If you’re trying to do this without any axioms, you’ll have to define the center (midpoint). Since you mention the endpoint, wouldn’t the lenght just be the distance from one end point to the other?

A piece of string is twice as long as half of it

A piece of string is exactly 47 centimetres long.

Yep.

47cm.

Unless the piece of string is woven in an unbroken circle, of course. In which case you’ll need to integrate the circumference between the inner and outer diameters.

I think you’re looking at it the wrong way. String isn’t long at all; it’s always very short, but of variable width - often very wide indeed.

Hmm, circular reasoning…
A given piece of string is exactly as long as that same given piece of string.

I think this statement, at least in as far as it applies to real-world scenarios, requires some qualifiers, for example:
-Were the two measurements taken under identical ambient conditions?
-Was the measuring equipment and methodology identical (and identically calibrated) in each case?
-Did the act of measuring the string the first time in any way alter its length?

Also, if the string was wet it would stretch more than if it were dry.

We live in wondrous times

[Old, ethnically-offensive answer to joke, given for historical context only]
Q: How Long is a Piece of String?
A: No, How Long is a Chinaman!
[/Old, ethnically-offensive answer to joke, given for historical context only]

(see also: How High is a Chinaman?)

I don’t get this, no I’m afraid not

A frayed knot…snerk

D(2) = L

Where D is the distance from the center to one end point, and where L is the total length.

Now I just wait for the part where someone tells me I’m wrong. :slight_smile:

Reminds me of my dad’s story about when he was at school, and his schoolmate went to the bathroom while they were explaining representative algebra. When he returned, he heard the teacher say “and X is equal to 5”. Which fact he retained for every equation in which he encountered X for the next two years, and eventually flunked math.

I don’t know if this helps, but on the offchance… Could I just point out that one shaftment is equal to a little over 1.5 fists, or just over one tenth of a goad.

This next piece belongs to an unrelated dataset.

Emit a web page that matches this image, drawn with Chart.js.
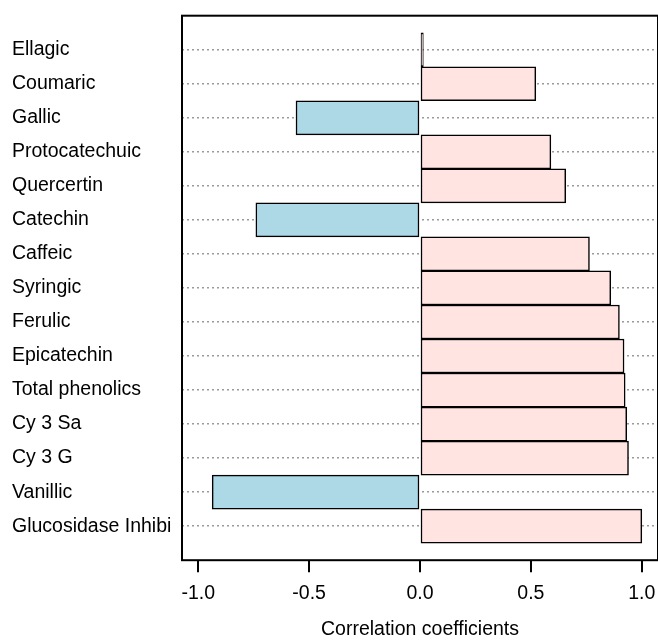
<!DOCTYPE html>
<html>
<head>
<meta charset="utf-8">
<script src="https://cdn.jsdelivr.net/npm/chart.js@4/dist/chart.umd.min.js"></script>
<style>
  html, body { margin: 0; padding: 0; background: #fff; }
  #wrap { width: 658px; height: 641px; }
</style>
</head>
<body>
<div id="wrap"><canvas id="corrChart"></canvas></div>
<script>
// categories top to bottom
const categories = ['Ellagic', 'Coumaric', 'Gallic', 'Protocatechuic', 'Quercertin', 'Catechin',
  'Caffeic', 'Syringic', 'Ferulic', 'Epicatechin', 'Total phenolics', 'Cy 3 Sa', 'Cy 3 G',
  'Vanillic', 'Glucosidase Inhibi'];
const coefficients = [0.015, 0.522, -0.559, 0.59, 0.657, -0.74,
  0.764, 0.86, 0.899, 0.92, 0.925, 0.932, 0.94,
  -0.937, 1.0];
const xTicks = [-1.0, -0.5, 0.0, 0.5, 1.0];
const xLimits = [-1.073, 1.073];

const posColor = '#ffe4e1';
const negColor = '#add8e6';
const font = { family: '"Liberation Sans", Arial, sans-serif', size: 19.5 };

// draw the full box around the plot
const frame = {
  id: 'frame',
  afterDatasetsDraw(chart) {
    const a = chart.chartArea;
    const ctx = chart.ctx;
    ctx.save();
    ctx.strokeStyle = '#000';
    ctx.lineWidth = 2;
    ctx.strokeRect(a.left, a.top, a.right - a.left, a.bottom - a.top);
    ctx.restore();
  }
};

const ctx = document.getElementById('corrChart').getContext('2d');
new Chart(ctx, {
  type: 'bar',
  data: {
    datasets: [{
      label: 'Correlation',
      data: coefficients.map((v, i) => ({ x: v, y: i })),
      backgroundColor: coefficients.map(v => v < 0 ? negColor : posColor),
      borderColor: '#000',
      borderWidth: 1.5,
      borderSkipped: false,
      categoryPercentage: 1,
      barPercentage: 1
    }]
  },
  plugins: [frame],
  options: {
    indexAxis: 'y',
    responsive: true,
    maintainAspectRatio: false,
    animation: false,
    layout: { padding: { left: 12, top: 15, right: 0, bottom: 0 } },
    plugins: {
      legend: { display: false },
      tooltip: { enabled: false }
    },
    scales: {
      y: {
        type: 'linear',
        reverse: true,
        offset: false,
        min: -1,
        max: categories.length,
        afterBuildTicks: scale => {
          scale.ticks = categories.map((c, i) => ({ value: i }));
        },
        afterFit: scale => { scale.width = 170; },
        grid: {
          offset: false,
          drawTicks: false,
          color: '#9a9a9a',
          lineWidth: 1.5
        },
        border: { display: false, dash: [2, 3] },
        ticks: {
          crossAlign: 'far',
          color: '#000',
          font: font,
          padding: 4,
          callback: v => categories[v]
        }
      },
      x: {
        min: xLimits[0],
        max: xLimits[1],
        afterBuildTicks: scale => {
          scale.ticks = xTicks.map(v => ({ value: v }));
        },
        afterFit: scale => {
          scale.paddingLeft = 0;
          scale.paddingRight = 0;
        },
        grid: {
          drawOnChartArea: false,
          drawTicks: true,
          tickLength: 12,
          color: '#000',
          lineWidth: 2
        },
        border: { display: false },
        ticks: {
          color: '#000',
          font: font,
          padding: 10,
          maxRotation: 0,
          callback: v => v.toFixed(1)
        },
        title: {
          display: true,
          text: 'Correlation coefficients',
          color: '#000',
          font: font,
          padding: { top: 2, bottom: 0 }
        }
      }
    }
  }
});
</script>
</body>
</html>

Is every piece of string exactly as long as we’d like it to be? Well, no, of course not. Are some pieces of string shorter than we’d expected. Oh, goodness, yes. String is messy. Questions that ask “How long is a piece of string?” are always interesting to me, because as we know, there are known knowns; there are strings we know we know. We also know there are known unknowns; that is to say we know there are some strings we do not know. But there are also unknown unknowns - the ones we don’t know we don’t know. How long is a piece of string? I think the question answers itself.

Ok, well, that’s the US position.

The Iraqi position is “There is no string at the airport. Not now, not ever.”

If we gave an exact length for the string it would just embolden the terrorists.

Indeed so; I mitigate this situation by keeping all of my pieces of string that are too short in a drawer labelled “pieces of string too short to be of use”.

A piece of string is always exactly 6 inches shorter than what you need.